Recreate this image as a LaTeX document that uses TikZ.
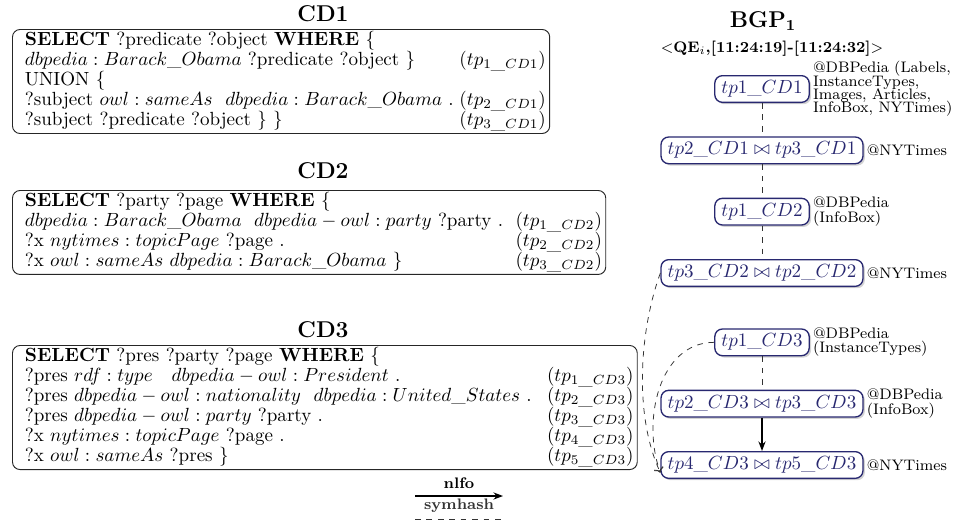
\documentclass[tikz,border=0pt]{standalone}
\usepackage{xcolor}
\usepackage{tikz}
\usetikzlibrary{arrows.meta, positioning, calc, shadows}

\definecolor{tpnavy}{RGB}{40,40,112}
\renewcommand{\arraystretch}{0.84}

\begin{document}
\begin{tikzpicture}[x=0.525pt, y=0.525pt, font=\normalsize, node distance=17.5pt]
		\tikzset{
			cdtitle/.style={font=\large\bfseries, anchor=base},
			query/.style={draw=black!85, line width=0.5pt, rounded corners=4pt, anchor=north west, inner xsep=2pt, inner ysep=1pt, align=left},
			tp/.style={draw=tpnavy, line width=0.7pt, rounded corners=4pt, fill=white, text=tpnavy, inner xsep=3.5pt, inner ysep=2.4pt, minimum height=14pt, drop shadow={shadow xshift=1pt, shadow yshift=-1pt, opacity=0.35}},
			src/.style={font=\footnotesize, align=left, inner sep=1.5pt},
			link/.style={dashed, black!80, line width=0.4pt},
			order/.style={-{Stealth[length=5pt]}, line width=1pt}
		}
		\useasboundingbox (0,0) rectangle (965,-524);

		% candidate queries
		\node[cdtitle] (cd1t) at (323,-21) {CD1};
		\node[query] (cd1) at (12,-29) {\begin{tabular}{@{\hskip 4.5pt}l@{\hskip 3pt}r@{}}
			\textbf{SELECT} ?predicate ?object \textbf{WHERE} \{ & \\
			$dbpedia:Barack\_Obama$ ?predicate ?object \} & $(tp_{1\_CD1})$ \\
			UNION \{ & \\
			?subject $owl:sameAs\ \ dbpedia:Barack\_Obama$ . & $(tp_{2\_CD1})$ \\
			?subject ?predicate ?object \} \} & $(tp_{3\_CD1})$
		\end{tabular}};

		\node[cdtitle] (cd2t) at (323,-178) {CD2};
		\node[query] (cd2) at (12,-190) {\begin{tabular}{@{\hskip 4.5pt}l@{\hskip 6.5pt}r@{}}
			\textbf{SELECT} ?party ?page \textbf{WHERE} \{ & \\
			$dbpedia:Barack\_Obama\ \ dbpedia-owl:party$ ?party . & $(tp_{1\_CD2})$ \\
			?x $nytimes:topicPage$ ?page . & $(tp_{2\_CD2})$ \\
			?x $owl:sameAs\ dbpedia:Barack\_Obama$ \} & $(tp_{3\_CD2})$
		\end{tabular}};

		\node[cdtitle] (cd3t) at (323,-337) {CD3};
		\node[query] (cd3) at (12,-345) {\begin{tabular}{@{\hskip 4.5pt}l@{\hskip 8pt}r@{}}
			\textbf{SELECT} ?pres ?party ?page \textbf{WHERE} \{ & \\
			?pres $rdf:type\ \ \ dbpedia-owl:President$ . & $(tp_{1\_CD3})$ \\
			?pres $dbpedia-owl:nationality\ \ dbpedia:United\_States$ . & $(tp_{2\_CD3})$ \\
			?pres $dbpedia-owl:party$ ?party . & $(tp_{3\_CD3})$ \\
			?x $nytimes:topicPage$ ?page . & $(tp_{4\_CD3})$ \\
			?x $owl:sameAs$ ?pres \} & $(tp_{5\_CD3})$
		\end{tabular}};

		% basic graph pattern
		\node[cdtitle] (bgpt) at (763,-27) {BGP$_{\mathbf{1}}$};
		\node[font=\footnotesize, anchor=base] (qe) at (772,-52) {$<$\textbf{QE}$_i$\textbf{,[11:24:19]-[11:24:32]}$>$};

		\node[tp] (t1) at (762,-89) {$tp1\_CD1$};
		\node[tp, below=of t1] (t2) {$tp2\_CD1 \bowtie tp3\_CD1$};
		\node[tp, below=of t2] (t3) {$tp1\_CD2$};
		\node[tp, below=of t3] (t4) {$tp3\_CD2 \bowtie tp2\_CD2$};
		\node[tp, below=21.7pt of t4] (t5) {$tp1\_CD3$};
		\node[tp, below=of t5] (t6) {$tp2\_CD3 \bowtie tp3\_CD3$};
		\node[tp, below=of t6] (t7) {$tp4\_CD3 \bowtie tp5\_CD3$};

		\node[src, right=0pt of t1] (s1) {@DBPedia (Labels,\\[-2.5pt]InstanceTypes,\\[-2.5pt]Images, Articles,\\[-2.5pt]InfoBox, NYTimes)};
		\node[src, right=0pt of t2] (s2) {@NYTimes};
		\node[src, right=0pt of t3] (s3) {@DBPedia\\[-2pt](InfoBox)};
		\node[src, right=0pt of t4] (s4) {@NYTimes};
		\node[src, right=0pt of t5] (s5) {@DBPedia\\[-2pt](InstanceTypes)};
		\node[src, right=0pt of t6] (s6) {@DBPedia\\[-2pt](InfoBox)};
		\node[src, right=0pt of t7] (s7) {@NYTimes};

		\draw[link] (t1) -- (t2);
		\draw[link] (t2) -- (t3);
		\draw[link] (t3) -- (t4);
		\draw[link] (t5) -- (t6);
		\draw[order] (t6) -- (t7);
		\draw[link, -{To}] (t4.west) to[out=250, in=115, looseness=0.8] ([yshift=-4pt]t7.west);
		\draw[link, -{To}] (t5.west) to[out=180, in=110] ([yshift=-4pt]t7.west);

		% legend
		\coordinate (la) at (415,-496);
		\coordinate (lb) at (503,-496);
		\coordinate (lc) at (415,-519);
		\coordinate (ld) at (503,-519);
		\draw[order] (la) -- node[above, font=\footnotesize\bfseries] (nlfo) {nlfo} (lb);
		\draw[link] (lc) -- node[above, font=\footnotesize\bfseries] (symhash) {symhash} (ld);
	\end{tikzpicture}
\end{document}
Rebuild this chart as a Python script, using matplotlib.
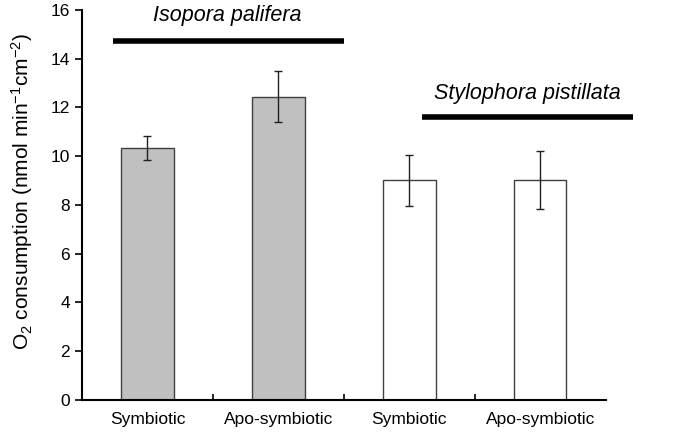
import matplotlib.pyplot as plt
import numpy as np

plt.rcParams["font.family"] = ["Liberation Sans", "DejaVu Sans"]
plt.rcParams["mathtext.fontset"] = "custom"
plt.rcParams["mathtext.rm"] = "Liberation Sans"
plt.rcParams["mathtext.it"] = "Liberation Sans:italic"

# --- data -----------------------------------------------------------------
CATEGORIES = ["Symbiotic", "Apo-symbiotic", "Symbiotic", "Apo-symbiotic"]
MEANS = [10.35, 12.45, 9.02, 9.02]
ERRORS = [0.5, 1.05, 1.05, 1.2]
FILLS = ["#c0c0c0", "#c0c0c0", "white", "white"]
SPECIES = ["Isopora palifera", "Stylophora pistillata"]

fig = plt.figure(figsize=(6.86, 4.36), dpi=100)
ax = fig.add_axes([0.1195, 0.0826, 0.7635, 0.8945])

x = np.arange(len(CATEGORIES))
ax.bar(x, MEANS, width=0.4, color=FILLS, edgecolor="#404040", linewidth=1.0, zorder=2)
ax.errorbar(x, MEANS, yerr=ERRORS, fmt="none", ecolor="#202020", elinewidth=1.0,
            capsize=3, capthick=1.0, zorder=3)

# species brackets + names
ax.plot([-0.26, 1.5], [14.73, 14.73], color="black", lw=4, solid_capstyle="butt",
        clip_on=False)
ax.text(0.61, 15.78, SPECIES[0], style="italic", fontsize=15.5, ha="center", va="center")
ax.plot([2.10, 3.71], [11.6, 11.6], color="black", lw=4, solid_capstyle="butt",
        clip_on=False)
ax.text(2.9, 12.58, SPECIES[1], style="italic", fontsize=15.5, ha="center", va="center")

ax.set_xlim(-0.5, 3.5)
ax.set_ylim(0, 16)
ax.set_yticks(np.arange(0, 17, 2))
ax.set_xticks(x)
ax.set_xticklabels(CATEGORIES, fontsize=12.5)
ax.tick_params(axis="x", length=0, pad=9)
ax.set_xticks([0.5, 1.5, 2.5], minor=True)
ax.tick_params(axis="x", which="minor", direction="in", length=4, width=1.2)
ax.tick_params(axis="y", direction="out", length=5, width=1.2, labelsize=12.5)
ax.spines["top"].set_visible(False)
ax.spines["right"].set_visible(False)
ax.spines["left"].set_linewidth(1.5)
ax.spines["bottom"].set_linewidth(1.5)
ax.set_ylabel("O$_2$ consumption (nmol min$^{-1}$cm$^{-2}$)", fontsize=15)
ax.yaxis.set_label_coords(-0.09, 0.535)

fig.savefig("out.png", dpi=100)
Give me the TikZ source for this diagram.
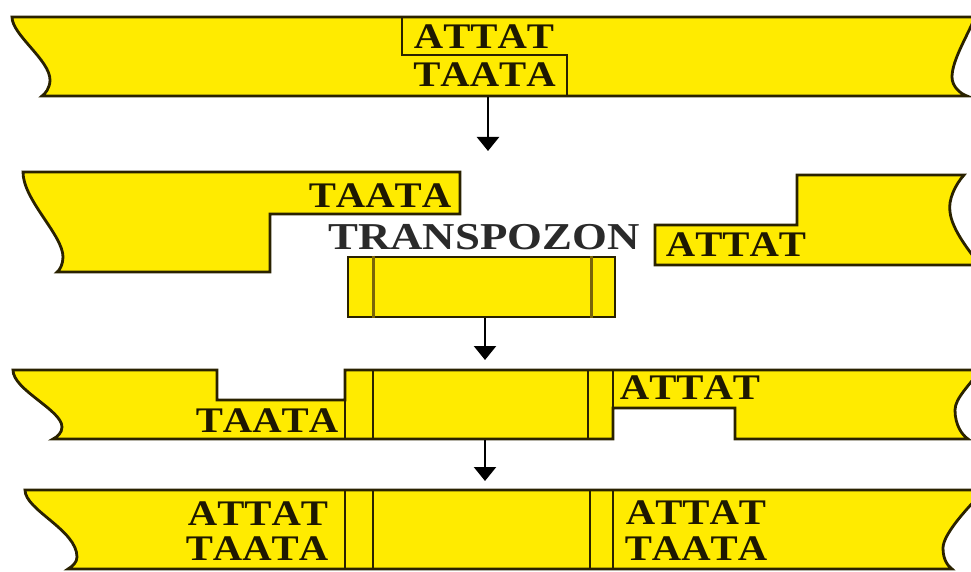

━━━━

● **Exercise aim**: Could the lines from the top of the material through the line with "(0,0) rectangle (965,-524);" be repeated exactly, pictures left out?

● **Task answer**:
Recreate this image as a LaTeX document that uses TikZ.
\documentclass[tikz,border=0pt]{standalone}
\usepackage{xcolor}
\usepackage{tikz}
\usetikzlibrary{arrows.meta, positioning, calc, shadows}

\definecolor{tpnavy}{RGB}{40,40,112}
\renewcommand{\arraystretch}{0.84}

\begin{document}
\begin{tikzpicture}[x=0.525pt, y=0.525pt, font=\normalsize, node distance=17.5pt]
		\tikzset{
			cdtitle/.style={font=\large\bfseries, anchor=base},
			query/.style={draw=black!85, line width=0.5pt, rounded corners=4pt, anchor=north west, inner xsep=2pt, inner ysep=1pt, align=left},
			tp/.style={draw=tpnavy, line width=0.7pt, rounded corners=4pt, fill=white, text=tpnavy, inner xsep=3.5pt, inner ysep=2.4pt, minimum height=14pt, drop shadow={shadow xshift=1pt, shadow yshift=-1pt, opacity=0.35}},
			src/.style={font=\footnotesize, align=left, inner sep=1.5pt},
			link/.style={dashed, black!80, line width=0.4pt},
			order/.style={-{Stealth[length=5pt]}, line width=1pt}
		}
		\useasboundingbox (0,0) rectangle (965,-524);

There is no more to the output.